In this false-color mosaic of Cassini images, the four large cracks in the sourth polar region of Enceladus can be seen. Known as the "tiger stripes," they are the source of Cassini's plume. Image credit: NASA/JPL/Space Science Institute
Europa, too, is home to enormous surface fissures. So, even if the plumes initially appear to be localized to certain areas, researchers shouldn’t discount the notion that they exist across long stretches. This could be especially important in the future as we begin to evaluate possible plans for landing on the surface of this icy world. It would be pretty bad news to find out halfway through a descent that our landing site was actually a cryovolcano!
Just the start
It seems increasingly likely that our Solar System is actually chock full of plumes. In addition to evidence at Ceres and possibly at Europa, New Horizons will be keeping a sharp eye out for jets of material on the dwarf planets Pluto and Charon as it flies by later this summer.
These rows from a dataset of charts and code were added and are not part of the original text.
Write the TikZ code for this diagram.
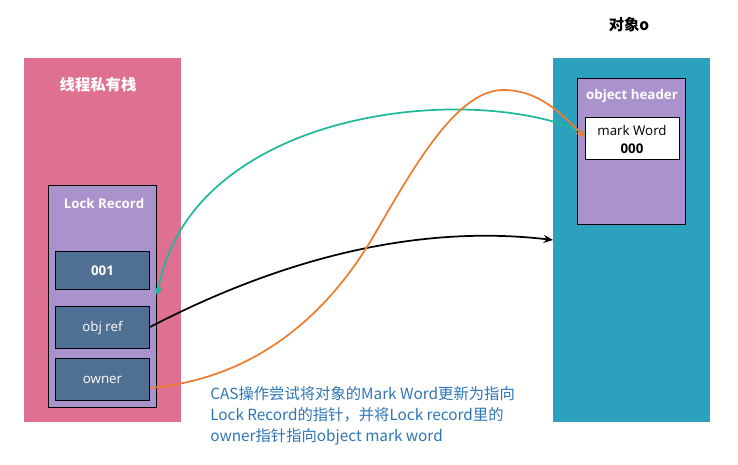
\documentclass[tikz,border=0pt]{standalone}
\usepackage{fontspec}
\setmainfont{Open Sans}
\newfontfamily\cjk{Noto Sans CJK SC}
\usetikzlibrary{arrows.meta}
\definecolor{pinkbg}{RGB}{222,112,146}
\definecolor{tealbg}{RGB}{44,161,190}
\definecolor{purp}{RGB}{170,146,204}
\definecolor{slate}{RGB}{79,112,146}
\definecolor{tealarr}{RGB}{32,184,154}
\definecolor{orangearr}{RGB}{237,125,49}
\definecolor{noteblue}{RGB}{46,117,182}
\tikzset{
  bigpanel/.style={draw=none, anchor=north west, inner sep=0pt},
  innerbox/.style={draw=black, line width=0.75pt, fill=purp, anchor=north west, inner sep=0pt},
  slotbox/.style={draw=black, line width=0.75pt, fill=slate, anchor=north west, inner sep=0pt, text=white, font=\fontsize{10}{12}\selectfont},
  titletext/.style={text=white, font=\cjk\bfseries\fontsize{11.5}{14}\selectfont},
  boxtitle/.style={text=white, font=\bfseries\fontsize{10}{12}\selectfont},
  conn/.style={line width=1.3pt, -{Stealth[length=7pt,width=6pt]}},
}
\begin{document}
\begin{tikzpicture}[x=0.75pt,y=-0.75pt]
\useasboundingbox (0,0) rectangle (738,464);
% left panel
\node[bigpanel, fill=pinkbg, minimum width=157*0.75pt, minimum height=364*0.75pt] (stack) at (24,58) {};
\node[titletext] (stacktitle) at (98,85) {线程私有栈};
\node[innerbox, minimum width=108*0.75pt, minimum height=222*0.75pt] (lr) at (48,185) {};
\node[boxtitle] (lrtitle) at (104,203) {Lock Record};
\node[slotbox, minimum width=94*0.75pt, minimum height=38*0.75pt, font=\bfseries\fontsize{10}{12}\selectfont] (s001) at (55,251) {001};
\node[slotbox, minimum width=94*0.75pt, minimum height=42*0.75pt] (objref) at (55,306) {obj ref};
\node[slotbox, minimum width=94*0.75pt, minimum height=42*0.75pt] (owner) at (55,358) {owner};
% right panel
\node[font=\cjk\bfseries\fontsize{11.5}{14}\selectfont] (objtitle) at (629,25) {对象o};
\node[bigpanel, fill=tealbg, minimum width=157*0.75pt, minimum height=364*0.75pt] (obj) at (553,58) {};
\node[innerbox, minimum width=108*0.75pt, minimum height=146*0.75pt] (hdr) at (577,78) {};
\node[boxtitle] (hdrtitle) at (632,96) {object header};
\node[draw=black, line width=0.75pt, fill=white, anchor=north west, minimum width=94*0.75pt, minimum height=42*0.75pt, inner sep=0pt] (mw) at (585,117) {};
\node[font=\fontsize{10}{12}\selectfont] (mwtext) at (632,130) {mark Word};
\node[font=\bfseries\fontsize{10}{12}\selectfont] (mw000) at (632,149) {000};
% connector anchors
\coordinate (tealstart) at (585,133);
\coordinate (tealend) at (157,296);
\coordinate (orstart) at (150,388);
\coordinate (ormid) at (373,237);
\coordinate (orpeak) at (503,90);
\coordinate (orend) at (585,137);
\coordinate (bkstart) at (150,327);
\coordinate (bkend) at (553,240);
% connectors
\draw[conn, draw=black] (bkstart) .. controls (260,270) and (400,222) .. (bkend);
\draw[conn, draw=tealarr] (tealstart) .. controls (470,80) and (190,110) .. (tealend);
\draw[conn, draw=orangearr] (orstart) .. controls (260,378) and (330,310) .. (ormid)
  .. controls (410,174) and (455,90) .. (orpeak)
  .. controls (540,90) and (562,115) .. (orend);
% note
\node[anchor=north west, align=left, text=noteblue, inner sep=0pt, font=\cjk\fontsize{11.5}{16}\selectfont] (note) at (210,386)
 {CAS操作尝试将对象的Mark Word更新为指向\\Lock Record的指针，并将Lock record里的\\owner指针指向object mark word};
\end{tikzpicture}
\end{document}
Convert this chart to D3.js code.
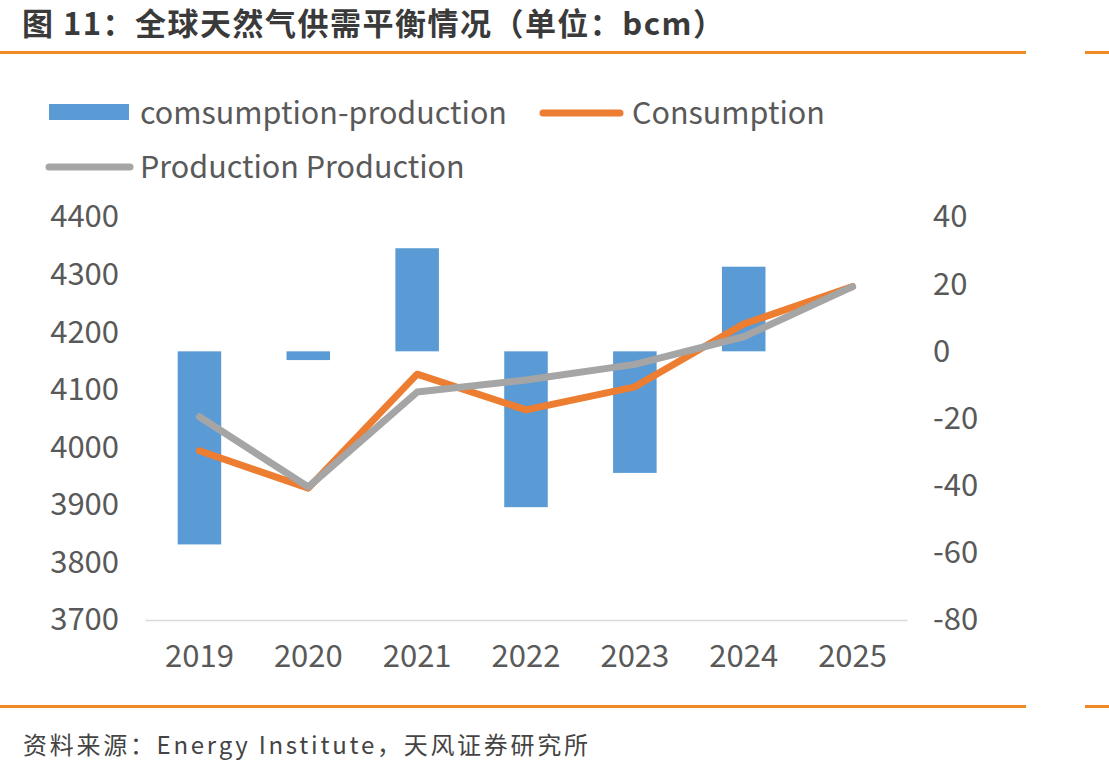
<!DOCTYPE html>
<html><head><meta charset="utf-8">
<script src="https://cdn.jsdelivr.net/npm/d3@7"></script>
<style>
body{margin:0;background:#fff;}
text{font-family:"Noto Sans CJK SC","Noto Sans",sans-serif;}
</style></head>
<body>
<svg id="c" width="1109" height="773"></svg>
<script>
const years = ["2019","2020","2021","2022","2023","2024","2025"];
const consumption = [3994, 3929, 4127, 4065, 4105, 4214, 4279];
const production = [4053, 3931, 4096, 4117, 4144, 4192, 4279];
const gap = [-57.5, -2.6, 30.7, -46.4, -36.2, 25.2, null];
const leftTicks = [3700, 3800, 3900, 4000, 4100, 4200, 4300, 4400];
const rightTicks = [-80, -60, -40, -20, 0, 20, 40];
const seriesNames = ["comsumption-production", "Consumption", "Production Production"];
const titleText = "图 11：全球天然气供需平衡情况（单位：bcm）";
const sourceText = "资料来源：Energy  Institute，天风证券研究所";

(function(){
const svg = d3.select("#c");
const orange = "#F08A24";
const blue = "#5B9BD5", lineOrange = "#ED7D31", grey = "#A5A5A5";
const pL = 145, pR = 907, pT = 217, pB = 620;

const x = d3.scaleBand().domain(years).range([pL, pR]).paddingInner(0.6).paddingOuter(0.3);
const yL = d3.scaleLinear().domain([3700, 4400]).range([pB, pT]);
const yR = d3.scaleLinear().domain([-80, 40]).range([pB, pT]);

// title
svg.append("text").attr("x", 22).attr("y", 35).attr("font-size", 31).attr("font-weight", "bold")
  .attr("fill", "#3a3a3a").attr("textLength", 702).attr("lengthAdjust", "spacing").text(titleText);
svg.append("rect").attr("x", 0).attr("y", 51).attr("width", 1026).attr("height", 3).attr("fill", orange);
svg.append("rect").attr("x", 1085).attr("y", 51).attr("width", 24).attr("height", 3).attr("fill", orange);
svg.append("rect").attr("x", 0).attr("y", 705).attr("width", 1026).attr("height", 3).attr("fill", orange);
svg.append("rect").attr("x", 1085).attr("y", 705).attr("width", 24).attr("height", 3).attr("fill", orange);
svg.append("text").attr("x", 23).attr("y", 754).attr("font-size", 24).attr("fill", "#444")
  .attr("textLength", 565).attr("lengthAdjust", "spacing").text(sourceText);

// axes
const fmt = d => String(d);
const gL = svg.append("g").attr("transform", `translate(${pL},0)`)
  .call(d3.axisLeft(yL).tickValues(leftTicks).tickFormat(fmt).tickSize(0).tickPadding(26));
gL.select(".domain").remove();
const gR = svg.append("g").attr("transform", `translate(${pR},0)`)
  .call(d3.axisRight(yR).tickValues(rightTicks).tickFormat(fmt).tickSize(0).tickPadding(26));
gR.select(".domain").remove();
const gX = svg.append("g").attr("transform", `translate(0,${pB})`)
  .call(d3.axisBottom(x).tickSize(0).tickPadding(25));
gX.select(".domain").attr("stroke", "#d9d9d9").attr("stroke-width", 1.5);
svg.selectAll(".tick text").attr("font-size", 31).attr("fill", "#595959")
  .attr("font-family", "\"Noto Sans CJK SC\",sans-serif");

// bars
svg.append("g").selectAll("rect").data(years.map((y, i) => ({y, v: gap[i]})).filter(d => d.v !== null))
  .join("rect")
  .attr("x", d => x(d.y)).attr("width", x.bandwidth())
  .attr("y", d => yR(Math.max(0, d.v))).attr("height", d => Math.abs(yR(d.v) - yR(0)))
  .attr("fill", blue);

const mk = d3.line().x((d, i) => x(years[i]) + x.bandwidth() / 2).y(d => yL(d));
svg.append("path").attr("d", mk(consumption))
  .attr("fill", "none").attr("stroke", lineOrange).attr("stroke-width", 7)
  .attr("stroke-linecap", "round").attr("stroke-linejoin", "round");
svg.append("path").attr("d", mk(production))
  .attr("fill", "none").attr("stroke", grey).attr("stroke-width", 7)
  .attr("stroke-linecap", "round").attr("stroke-linejoin", "round");

// legend
const lg = svg.append("g");
lg.append("rect").attr("x", 49).attr("y", 104).attr("width", 80).attr("height", 16).attr("fill", blue);
lg.append("text").attr("x", 140).attr("y", 124).attr("font-size", 30.5).attr("fill", "#595959").text(seriesNames[0]);
lg.append("line").attr("x1", 543).attr("x2", 620).attr("y1", 113).attr("y2", 113)
  .attr("stroke", lineOrange).attr("stroke-width", 7).attr("stroke-linecap", "round");
lg.append("text").attr("x", 632).attr("y", 124).attr("font-size", 30.5).attr("fill", "#595959").text(seriesNames[1]);
lg.append("line").attr("x1", 49).attr("x2", 130).attr("y1", 167).attr("y2", 167)
  .attr("stroke", grey).attr("stroke-width", 7).attr("stroke-linecap", "round");
lg.append("text").attr("x", 140).attr("y", 178).attr("font-size", 30.5).attr("fill", "#595959").text(seriesNames[2]);
})();
</script>
</body></html>
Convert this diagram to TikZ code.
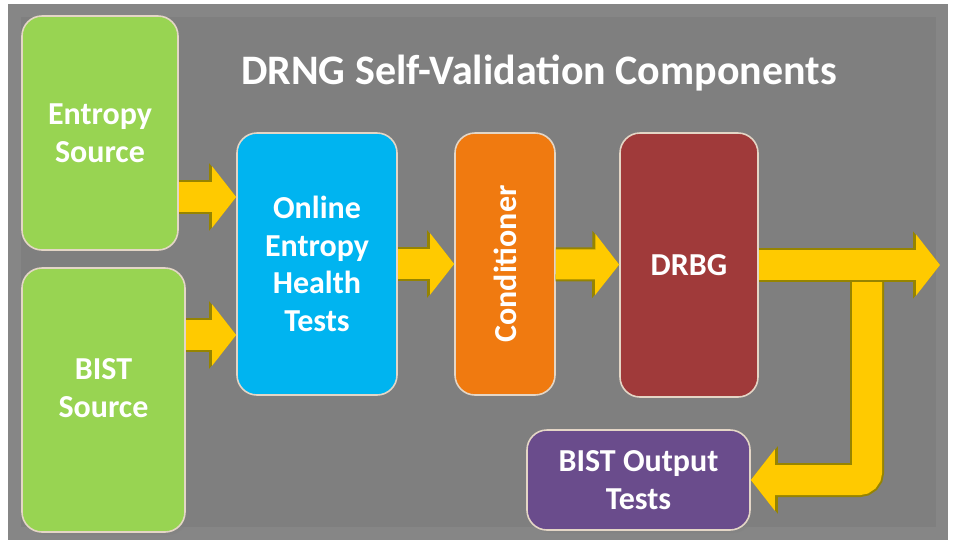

It might seem like something so volatile could never exist so far from the heat of the Sun, but Voyager 2 actually discovered clouds of material drifting across the atmosphere of Neptune’s largest moon Triton, one of the coldest places in the Solar System. Some evidence suggests that Pluto may well be the same.
Whatever New Horizons finds and whatever may be discovered after, it will for now always be in the context of Enceladus that these incredible phenomena will be considered.